Postby Markos » Sat Aug 01, 2015 2:58 pm

jeidsath wrote:...if you are interested in conversation practice, try the exercise on page 8:

Image

These strike me as very well-designed and effective drills which would be helpful both to beginners trying to internalize the forms and to anyone who wants more practice in speaking Ancient Greek.

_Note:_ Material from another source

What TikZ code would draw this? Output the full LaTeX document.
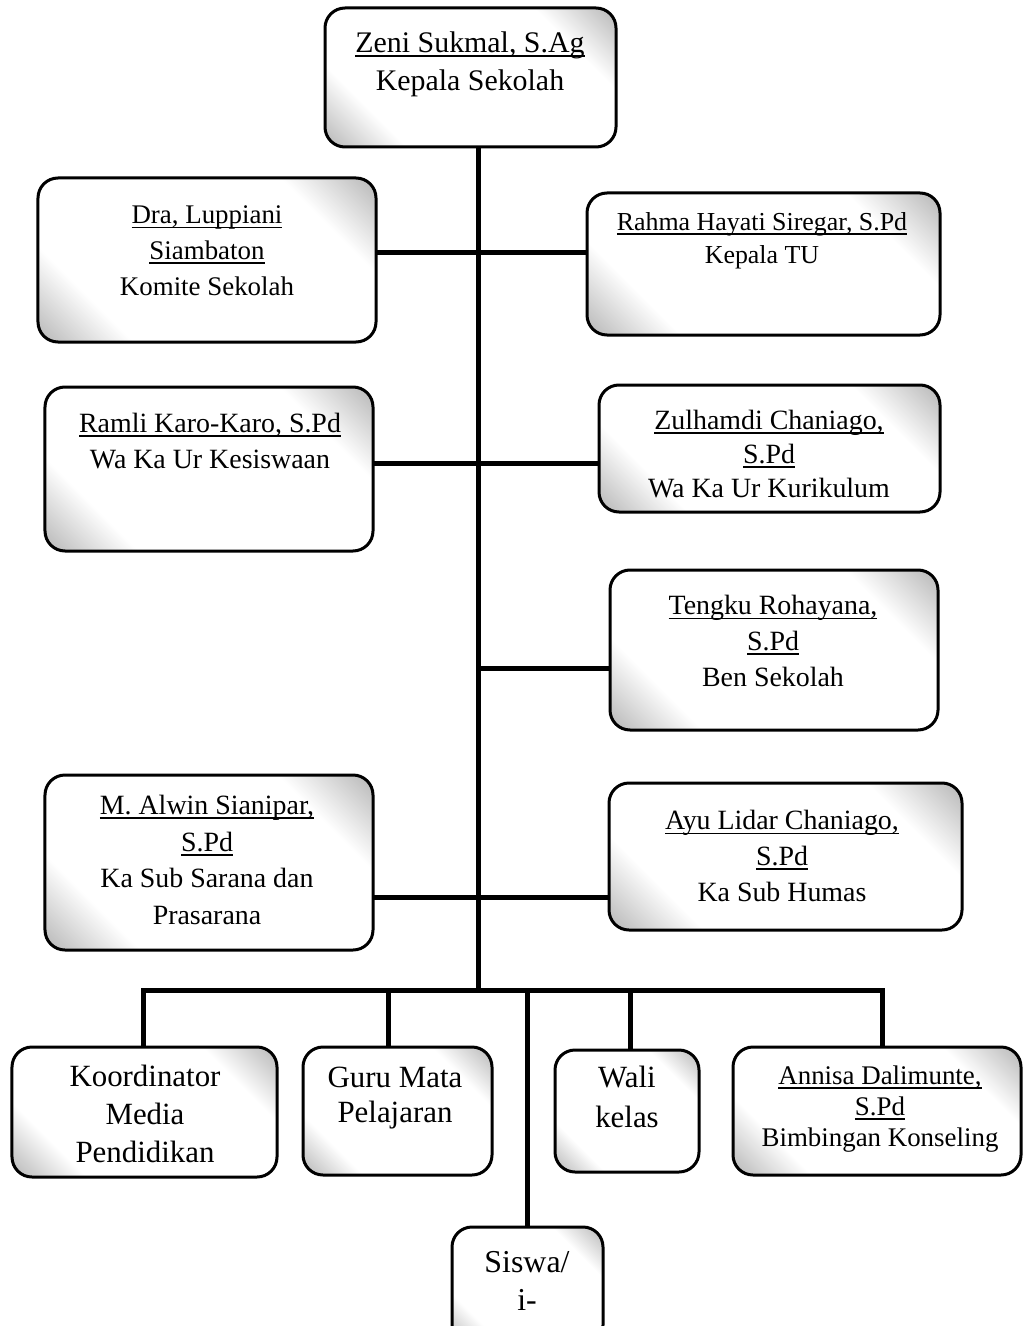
\documentclass[tikz,border=0pt]{standalone}
\usepackage{fontspec}
\setmainfont{Liberation Serif}
\newcommand{\nm}[1]{{\setbox0\hbox{#1}\rlap{\rule[-0.16em]{\wd0}{1.6pt}}\box0}}
\pgfdeclarehorizontalshading{speck}{100bp}{color(0bp)=(black!60); color(28bp)=(white); color(72bp)=(white); color(100bp)=(black!60)}
\tikzset{
  box/.style={draw=black, line width=3bp, rounded corners=20bp, shading=speck, shading angle=45, inner sep=0pt, outer sep=0pt},
  txt/.style={align=center, inner sep=0pt, text=black},
  conn/.style={draw=black, line width=5bp, line join=miter}
}
\begin{document}
\begin{tikzpicture}[x=1bp,y=-1bp]
\useasboundingbox (0,0) rectangle (1024,1326);
\fill[white] (0,0) rectangle (1024,1326);
\clip (0,0) rectangle (1024,1326);
% trunk junction coordinates
\coordinate (j1) at (478,253);
\coordinate (j2) at (478,463);
\coordinate (j3) at (478,668);
\coordinate (j4) at (478,897);
\coordinate (bus) at (478,990);
\coordinate (d1) at (143,990);
\coordinate (d2) at (388,990);
\coordinate (d3) at (527,990);
\coordinate (d4) at (630,990);
\coordinate (d5) at (882,990);
% boxes
\node[box, minimum width=291bp, minimum height=139bp] (zeni) at (470.5,77.5) {};
\node[box, minimum width=338bp, minimum height=164bp] (komite) at (207,260) {};
\node[box, minimum width=353bp, minimum height=142bp] (tu) at (763.5,264) {};
\node[box, minimum width=328bp, minimum height=164bp] (ramli) at (209,469) {};
\node[box, minimum width=341bp, minimum height=127bp] (zul) at (769.5,448.5) {};
\node[box, minimum width=328bp, minimum height=160bp] (tengku) at (774,650) {};
\node[box, minimum width=328bp, minimum height=175bp] (alwin) at (209,862.5) {};
\node[box, minimum width=353bp, minimum height=147bp] (ayu) at (785.5,856.5) {};
\node[box, minimum width=265bp, minimum height=130bp] (koord) at (144.5,1112) {};
\node[box, minimum width=189bp, minimum height=128bp] (guru) at (397.5,1111) {};
\node[box, minimum width=144bp, minimum height=122bp] (wali) at (627,1111) {};
\node[box, minimum width=288bp, minimum height=128bp] (annisa) at (877,1111) {};
\node[box, minimum width=151bp, minimum height=118bp] (siswa) at (527.5,1286) {};
% connectors
\draw[conn] (zeni.south -| bus) -- (bus);
\draw[conn] (komite.east |- j1) -- (tu.west |- j1);
\draw[conn] (ramli.east |- j2) -- (zul.west |- j2);
\draw[conn] (j3) -- (tengku.west |- j3);
\draw[conn] (alwin.east |- j4) -- (ayu.west |- j4);
\draw[conn] (koord.north -| d1) -- (d1) -- (d5) -- (annisa.north -| d5);
\draw[conn] (d2) -- (guru.north -| d2);
\draw[conn] (d3) -- (siswa.north -| d3);
\draw[conn] (d4) -- (wali.north -| d4);
% texts
\node[txt, font=\fontsize{30}{38}\selectfont] (zeni-t) at (470,64) {\nm{Zeni Sukmal, S.Ag}\\Kepala Sekolah};
\node[txt, font=\fontsize{27}{36}\selectfont] (komite-t) at (207,251) {\nm{Dra, Luppiani}\\\nm{Siambaton}\\Komite Sekolah};
\node[txt, font=\fontsize{26}{33}\selectfont] (tu-t) at (762,241) {\nm{Rahma Hayati Siregar, S.Pd}\\Kepala TU};
\node[txt, font=\fontsize{28}{37}\selectfont] (ramli-t) at (210,441) {\nm{Ramli Karo-Karo, S.Pd}\\Wa Ka Ur Kesiswaan};
\node[txt, font=\fontsize{28}{34}\selectfont] (zul-t) at (769,454) {\nm{Zulhamdi Chaniago,}\\\nm{S.Pd}\\Wa Ka Ur Kurikulum};
\node[txt, font=\fontsize{28}{36}\selectfont] (tengku-t) at (773,641) {\nm{Tengku Rohayana,}\\\nm{S.Pd}\\Ben Sekolah};
\node[txt, font=\fontsize{28}{37}\selectfont] (alwin-t) at (207,860) {\nm{M. Alwin Sianipar,}\\\nm{S.Pd}\\Ka Sub Sarana dan\\Prasarana};
\node[txt, font=\fontsize{28}{36}\selectfont] (ayu-t) at (782,856) {\nm{Ayu Lidar Chaniago,}\\\nm{S.Pd}\\Ka Sub Humas};
\node[txt, font=\fontsize{31}{38}\selectfont] (koord-t) at (145,1114) {Koordinator\\Media\\Pendidikan};
\node[txt, font=\fontsize{31}{36}\selectfont] (guru-t) at (395,1098) {Guru Mata\\Pelajaran};
\node[txt, font=\fontsize{31}{40}\selectfont] (wali-t) at (627,1097) {Wali\\kelas};
\node[txt, font=\fontsize{27}{31}\selectfont] (annisa-t) at (880,1109) {\nm{Annisa Dalimunte,}\\\nm{S.Pd}\\Bimbingan Konseling};
\node[txt, font=\fontsize{32}{38}\selectfont] (siswa-t) at (527,1281) {Siswa/\\i-};
\end{tikzpicture}
\end{document}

You could modify the drills for those learning NT Greek.
Rom 10:9-10:
ὅτι ἐὰν ὁμολογήσῃς ἐν τῷ στόματί σου κύριον Ἰησοῦν, καὶ πιστεύσῃς ἐν τῇ καρδίᾳ σου ὅτι ὁ θεὸς αὐτὸν ἤγειρεν ἐκ νεκρῶν, σωθήσῃ: καρδίᾳ γὰρ πιστεύεται εἰς δικαιοσύνην, στόματι δὲ ὁμολογεῖται εἰς σωτηρίαν.

ὦ ἀδελφέ, τί ἔχεις?
στόμα ἔχω.
τί ποιεῖς στόματι?
στόματι ὁμολογῶ κύριον Ιησοῦν.
τί ἄλλο ἔχεις?
καρδίαν ἔχω.
τί ποιεῖς ἐν τῇ καρδίᾳ σου?
ἐν τῇ καρδίᾳ μου πιστεύω ὅτι ὁ θεὸς Χριστὸν ἤγειρεν.

κ.τ.λ.

jeidsath wrote:I've also made it available from lulu.com as a paperback (the price you see is Lulu's price to me):

http://www.lulu.com/shop/whd-rouse/firs ... 93567.html

καλὸν πεποίηκας.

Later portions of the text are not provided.